Suppose I have a multiset of numbers. I'm interested in the number of unique n-tuples that can exist using the numbers from this multiset. Now of course a closed form is of interest here, but what I'm really after is some way to distinguish how "full" the set of unique n-tuples is, perhaps related to the information theory notion of entropy. The more repeats that exist in the multiset, the less full it is; the more unique numbers there are, the more unique n-tuples exist. For argument's sake, let's call this measure dimensionality.

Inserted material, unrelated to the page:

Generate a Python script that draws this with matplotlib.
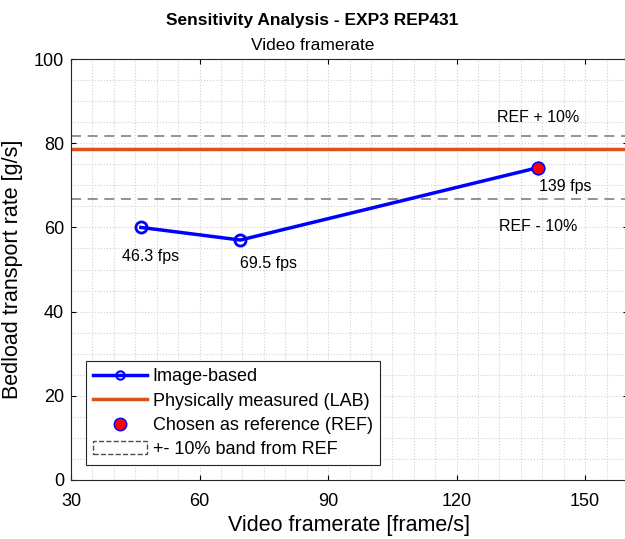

Some motivation and explanation: I'm interested in tying parts of information theory back into run-time complexity analysis (and possibly reinventing the wheel along the way). When computer scientists think of algorithms for problems like sorting, they often consider questions like "How many comparisons need to be done to sort this multiset of numbers?" In that case, a comparison is analogous in some sense to a two-tuple. Many other problems, I believe, are also largely based on the number of unique n-tuples of a multiset. Often times these problems are approached with what I consider to be crude tools where worst-case and average-case are considered, and often little more detail is provided (or at least this what my limited college education has provided me with). Back to the sorting example for a second: there are certainly differences between sorting a multiset of 100000 unique numbers or 100000 identical numbers (to use a tad bit of hyperbole), but how do you measure the in-between cases? I believe that the measure provided here can potentially tie back into providing a more fine-grained approach to run-time complexity analysis.
In summary:
- I'll accept any answer that gives some pre-existing measure of "dimensionality" as used in this context.
- I'll give upvotes for closed forms of the number of unique n-tuples. I'm sure this is a well-studied problem by somebody, so I don't want to mark these as answers for a while in case a measure exists.
- I'd love to hear if anybody has applied some notion of entropy to analyzing run-time complexities for given datasets.